This year’s Tokyo motor show will surely be remembered for car companies referencing their heritage, either directly or indirectly.
Honda showed their curiously small UNI-CUB near a stand with their 1959 RC-142 racing bike to connect their heritage.
The company also used the same method for their new production-possible S660 concept; an RA272 and a Sports 360 roadster on either side, reaffirming Honda’s racing heritage to the assembled crowd.
To reinforce the notion of glory days past, both Mitsubishi and Isuzu both pulled out beautiful vintage examples of their vans and trucks with Isuzu especially showing a stunning restoration of an early license-built Wolseley CP 1.5 ton truck, complete with a beautiful period dressed companion.

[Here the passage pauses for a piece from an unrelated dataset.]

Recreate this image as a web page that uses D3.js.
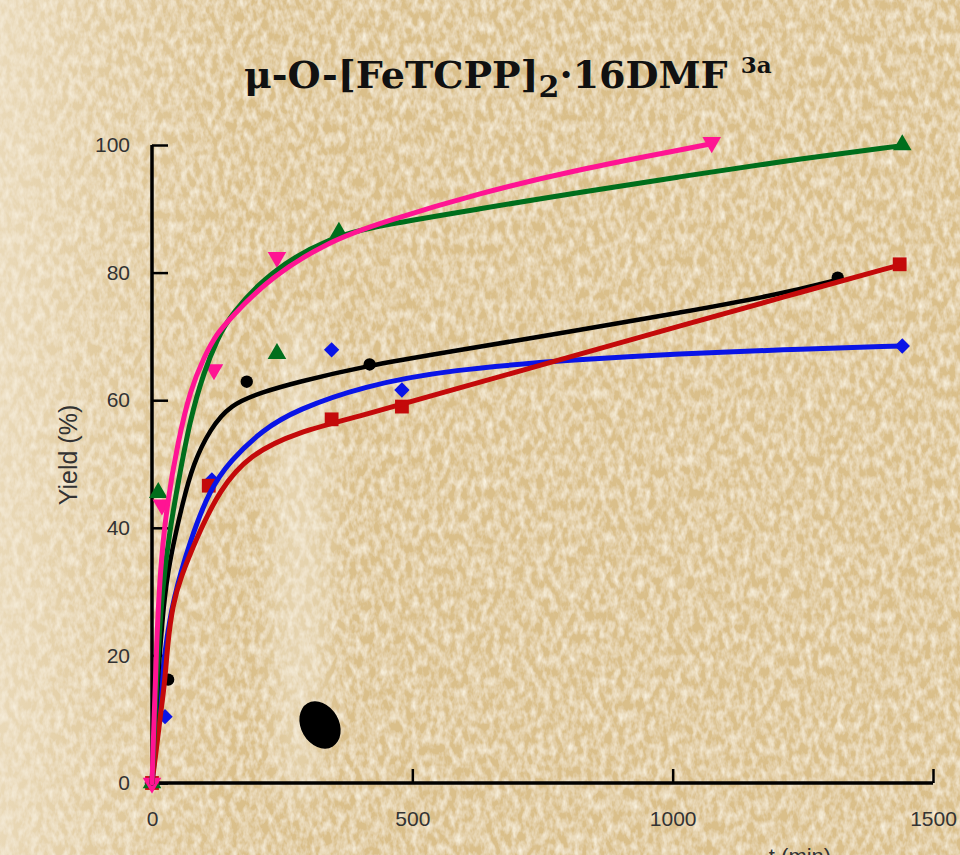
<!DOCTYPE html>
<html>
<head>
<meta charset="utf-8">
<script src="https://cdn.jsdelivr.net/npm/d3@7"></script>
<style>
  body { margin: 0; background: #e0c595; }
  svg { display: block; }
</style>
</head>
<body>
<div id="chart-container"></div>
<script>
const w = 960;
const h = 855;
const margin = { top: 145, right: 27, bottom: 72, left: 152 };

// tick labels
const xTicks = [0, 500, 1000, 1500];
const yTicks = [0, 20, 40, 60, 80, 100];

// measured points (t in min, yield %)
const pinkPts  = [[0, 0], [19, 43.6], [119, 64.8], [240, 82.4], [1075, 100.4]];
const greenPts = [[0, 0], [12, 45.5], [240, 67.3], [359, 86.3], [1441, 100]];
const blackPts = [[0, 0], [31, 16.2], [182, 62.9], [418, 65.6], [1317, 79.2]];
const bluePts  = [[0, 0], [25, 10.4], [115, 47.5], [345, 67.9], [480, 61.6], [1441, 68.5]];
const redPts   = [[0, 0], [109, 46.6], [345, 57], [480, 59], [1436, 81.3]];

// fitted curves
const pinkFit  = [[0, 0], [4, 10], [8, 20], [15, 33], [29, 44], [50, 53.5], [73, 61.5], [100, 66.8], [125, 70.5],
                  [150, 72.8], [226, 79.2], [342, 85], [438, 87.8], [630, 92.5], [821, 96.2], [1013, 99.2], [1075, 100.2]];
const greenFit = [[0, 0], [5, 9], [10, 18], [20, 31], [35, 40], [50, 47], [73, 57], [100, 64.5], [125, 69.5],
                  [150, 73.3], [226, 80.2], [342, 85.6], [438, 87.4], [630, 90], [821, 92.6], [1013, 95], [1205, 97.4], [1441, 99.9]];
const blackFit = [[0, 0], [5, 8], [11, 16], [22, 28], [34, 35], [59, 44], [79, 50], [111, 55.4], [150, 59.3],
                  [213, 61.3], [278, 62.8], [405, 65.3], [572, 67.6], [821, 71], [1013, 73.7], [1205, 76.6], [1317, 78.9]];
const blueFit  = [[0, 0], [8, 6], [15, 13], [25, 21], [40, 28.7], [73, 38], [111, 46], [150, 50.5], [213, 55.4],
                  [278, 58.5], [405, 62.2], [572, 64.8], [821, 66.4], [1013, 67.3], [1205, 67.9], [1441, 68.5]];
const redFit   = [[0, 0], [8, 5], [15, 10], [25, 16], [30, 22], [40, 28], [54, 32], [86, 38.5], [130, 46], [188, 51.5],
                  [278, 55], [405, 57.6], [572, 61.5], [821, 67.2], [1013, 71.6], [1205, 76], [1441, 81.3]];

const series = [
  { fit: blueFit,  pts: bluePts,  color: "#0a14e6", shape: d3.symbolDiamond2, size: 150, width: 5 },
  { fit: blackFit, pts: blackPts, color: "#000000", shape: d3.symbolCircle,   size: 120, width: 4.5 },
  { fit: redFit,   pts: redPts,   color: "#c40a0a", shape: d3.symbolSquare,   size: 190, width: 5 },
  { fit: greenFit, pts: greenPts, color: "#006e1c", shape: d3.symbolTriangle, size: 150, width: 5 },
  { fit: pinkFit,  pts: pinkPts,  color: "#ff1493", shape: d3.symbolTriangle, size: 150, width: 5, flip: true }
];

const svg = d3.select("#chart-container")
  .append("svg")
  .attr("width", w)
  .attr("height", h);

// paper background
const defs = svg.append("defs");
const f = defs.append("filter").attr("id", "paper").attr("x", 0).attr("y", 0).attr("width", 1).attr("height", 1);
f.append("feTurbulence").attr("type", "fractalNoise").attr("baseFrequency", "0.16 0.09").attr("numOctaves", 3).attr("seed", 7);
f.append("feColorMatrix").attr("type", "matrix")
  .attr("values", "0 0 0 0 1  0 0 0 0 0.96  0 0 0 0 0.84  1.4 0 0 0 -0.48");
f.append("feComposite").attr("in2", "SourceGraphic").attr("operator", "over");

defs.append("filter").attr("id", "soft").attr("x", -1).attr("y", -1).attr("width", 3).attr("height", 3)
  .append("feGaussianBlur").attr("stdDeviation", 14);

const lg = defs.append("linearGradient").attr("id", "fade").attr("x1", 0).attr("x2", 1).attr("y1", 0).attr("y2", 0);
lg.append("stop").attr("offset", "0").attr("stop-color", "#f4ead6").attr("stop-opacity", 0.6);
lg.append("stop").attr("offset", "0.1").attr("stop-color", "#f4ead6").attr("stop-opacity", 0.3);
lg.append("stop").attr("offset", "0.25").attr("stop-color", "#f4ead6").attr("stop-opacity", 0);

svg.append("rect").attr("width", w).attr("height", h).attr("fill", "#dabf8a").attr("filter", "url(#paper)");
svg.append("rect").attr("width", w).attr("height", h).attr("fill", "url(#fade)");
// light streak in the paper
svg.append("ellipse").attr("cx", 300).attr("cy", 560).attr("rx", 28).attr("ry", 250)
  .attr("fill", "#f4eddc").attr("opacity", 0.45).attr("filter", "url(#soft)");
// ink blot
svg.append("ellipse").attr("cx", 320).attr("cy", 725).attr("rx", 19).attr("ry", 25)
  .attr("transform", "rotate(-30 320 725)").attr("fill", "#000");

const x = d3.scaleLinear().domain([0, 1500]).range([margin.left, w - margin.right]);
const y = d3.scaleLinear().domain([0, 100]).range([h - margin.bottom, margin.top]);

// title
const title = svg.append("text")
  .attr("x", 244).attr("y", 88)
  .style("font-family", "'DejaVu Serif', serif")
  .style("font-weight", "bold")
  .style("font-size", "38px")
  .style("fill", "#111");
title.append("tspan").text("μ-O-[FeTCPP]");
title.append("tspan").attr("dy", 9).style("font-size", "30px").text("2");
title.append("tspan").attr("dy", -9).text("·16DMF ");
title.append("tspan").attr("dy", -15).style("font-size", "23px").text("3a");

// axes
const xAxis = d3.axisBottom(x).tickValues(xTicks).tickFormat(d3.format("d")).tickSize(-14).tickPadding(28);
const yAxis = d3.axisLeft(y).tickValues(yTicks).tickFormat(d3.format("d")).tickSize(-16).tickPadding(22);

const gx = svg.append("g").attr("transform", `translate(0,${h - margin.bottom})`).call(xAxis);
const gy = svg.append("g").attr("transform", `translate(${margin.left},0)`).call(yAxis);
[gx, gy].forEach((g) => {
  g.select(".domain").attr("stroke", "#000").attr("stroke-width", 3.5);
  g.selectAll(".tick line").attr("stroke", "#000").attr("stroke-width", 2.5);
  g.selectAll(".tick text")
    .style("font-family", "'Liberation Sans', Arial, sans-serif")
    .style("font-size", "21px")
    .style("fill", "#333");
});
gx.select(".domain").attr("d", `M${x(0)},0H${x(1500)}`);
gy.select(".domain").attr("d", `M0,${y(0)}V${y(100)}`);

svg.append("text")
  .attr("transform", "translate(77,455) rotate(-90)")
  .attr("text-anchor", "middle")
  .style("font-family", "'Liberation Sans', Arial, sans-serif")
  .style("font-size", "25px")
  .style("fill", "#333")
  .text("Yield (%)");

svg.append("text")
  .attr("x", 800).attr("y", 864)
  .attr("text-anchor", "middle")
  .style("font-family", "'Liberation Sans', Arial, sans-serif")
  .style("font-size", "22px")
  .style("fill", "#333")
  .text("t (min)");

const line = d3.line()
  .x((d) => x(d[0]))
  .y((d) => y(d[1]))
  .curve(d3.curveBasis);

series.forEach((s) => {
  svg.append("g").selectAll("path.pt")
    .data(s.pts)
    .join("path")
    .attr("d", d3.symbol().type(s.shape).size(s.size))
    .attr("transform", (d) => `translate(${x(d[0])},${y(d[1])})${s.flip ? " rotate(180)" : ""}`)
    .attr("fill", s.color);
});

series.forEach((s) => {
  svg.append("path")
    .datum(s.fit)
    .attr("d", line)
    .attr("fill", "none")
    .attr("stroke", s.color)
    .attr("stroke-width", s.width)
    .attr("stroke-linecap", "round");
});
</script>
</body>
</html>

But the best example of heritage was at Nissan. Given it was Nissan’s 80th anniversary it was smiles all round when they revealed their IDx concepts for their fresh and unique take on the past.
The two heritage-inspired yet timeless cars referenced a number of models that have been instrumental in establishing Nissan’s legendary status. But in this case, Nissan showed two cars that didn’t so much have any influence, but matched merely in color: a yellow and beige Datsun 14 for the FreeFlow and a white and red Prince R380 for the Nismo.
We feel there are a fair few people out there who are rejoicing over a potential celebration of Japan’s vintage metal. For a long time now there have been die-hard clubs, fan letters, websites and restoration specialists who are only interested in this unique island’s products.
And perhaps because of the sheer numbers produced of these cars during Japan’s golden years, it’s about time that they should now be celebrated. We just sincerely hope it doesn’t become an American style retro-reissue fest with fashionable chrome and obvious names. Keeping it fresh will be the key to success.